Folha de S. Paulo


Sobre Brasil e EUA

Neste mês completo três anos escrevendo esta coluna. Quando comecei, os editores da Folha me confiaram uma tarefa ampla: "Escreva sobre como os Estados Unidos veem o Brasil e sobre qualquer outra coisa que a interessar". Que voto de confiança! Mas é difícil captar em 450 palavras o que um país imenso enxerga em outro, especialmente quando, muitas vezes, nem sequer enxergamos um ao outro.

Mesmo assim, o fato de percorrer as Américas e escrever sobre elas desde os tempos de Reagan me deu alguma perspectiva sobre as transformações geopolíticas, de política externa e de política doméstica que colocaram o Brasil no mapa.

Nesta coluna, já escrevi sobre o êxito do Brasil na redução da pobreza e desigualdade e sobre sua capacidade de impor uma discussão diferente com as potências tradicionais sobre o que constitui a legitimidade nas relações internacionais e quem a define. Já escrevi sobre política, protestos, petróleo, prisões, ambiente, gênero e raça –muitas vezes fazendo referência a essas mesmas questões nos EUA.

Temos muito em comum, de fato: o peso da escravidão sobre nossa história, nossas tentativas mais recentes de firmar um contrato social inclusivo, como ser (ou não ser) uma potência hegemônica nas Américas –essas características chamam minha atenção repetidamente. Também já escrevi extensamente sobre políticos americanos, a política dos EUA, sua cultura pop, sua política externa –até sobre o papa.

E, pelo fato de que trabalhei num "think tank" de política externa, compartilhei com o leitor minha visão sobre uma série de questões na América Latina –as transformações em Cuba, a política dos EUA para a ilha, Venezuela, Colômbia, México e relações na região. Mas não vivo no Brasil nem visito o país o suficiente para mergulhar fundo em sua política complexa, no mais recente escândalo de corrupção ou na trajetória dos cismas sociais e econômicos na sociedade brasileira.
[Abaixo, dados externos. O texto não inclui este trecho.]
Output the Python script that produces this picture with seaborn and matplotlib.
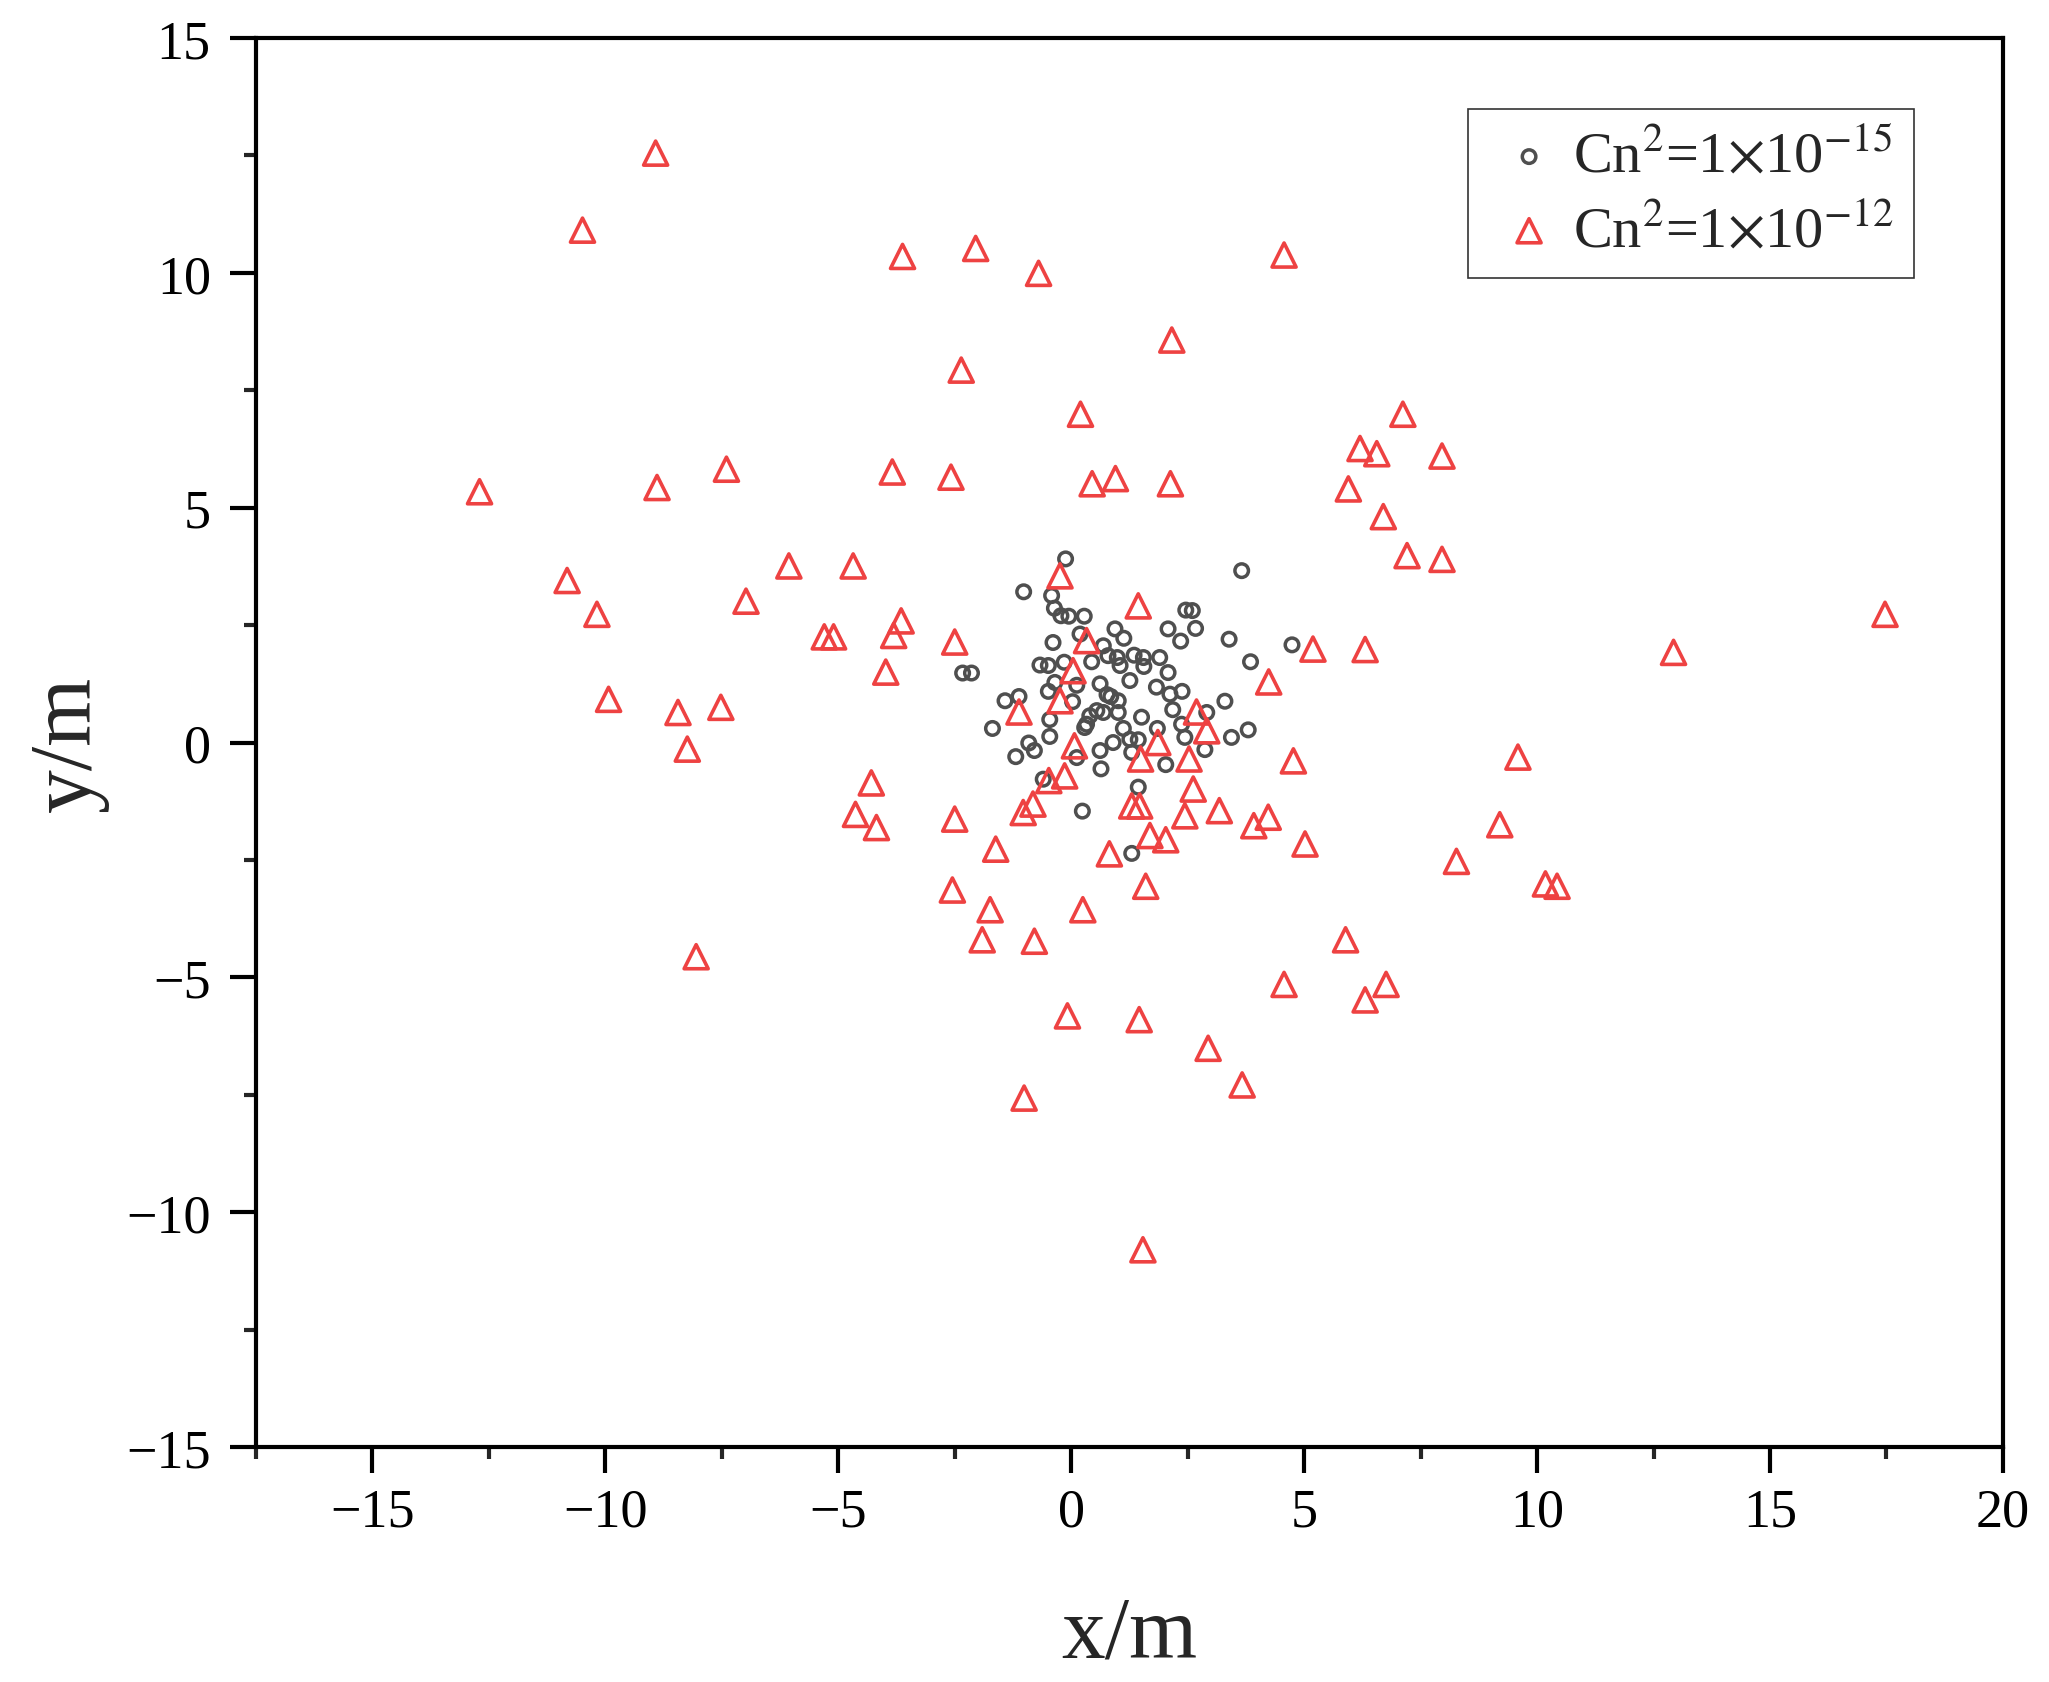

Entretanto, observando o Brasil traçar, financiar e implementar programas sociais maciços para seus cidadãos mais marginalizados, voltei meu foco para um período semelhante na história americana, a década de 1960, e, especialmente, para a Presidência de Lyndon B. Johnson (1963-1969). Pensando o golpe de 1964 ou talvez o Vietnã, certo? Ok. Mas os programas e leis de direitos civis do plano Grande Sociedade moldaram nosso país de mil maneiras, com leis para melhorar o acesso ao voto e à representação, a saúde, o controle de natalidade, os parques nacionais, um ambiente limpo, alfabetização, ensino superior e infraestrutura eficaz.

Na verdade, Lula poderia ter se inspirado em trechos dos discursos de LBJ sobre o plano Grande Sociedade quando fez seus próprios discursos. Como fez o presidente Obama em Selma, Alabama, na semana passada, hoje os americanos estão refletindo sobre os anos 1960.

Eu também. Vou escrever uma biografia de Lady Bird Johnson, a primeira-dama cujas contribuições à vida pública americana foram em grande medida ignoradas ou tratadas com pouco caso. Com a possibilidade de uma ex-primeira-dama retornar como presidente em 2016, este é o bom momento para falar de Lady Bird. E esta coluna? Provavelmente vai discorrer mais sobre os Estados Unidos. Graças ao Brasil.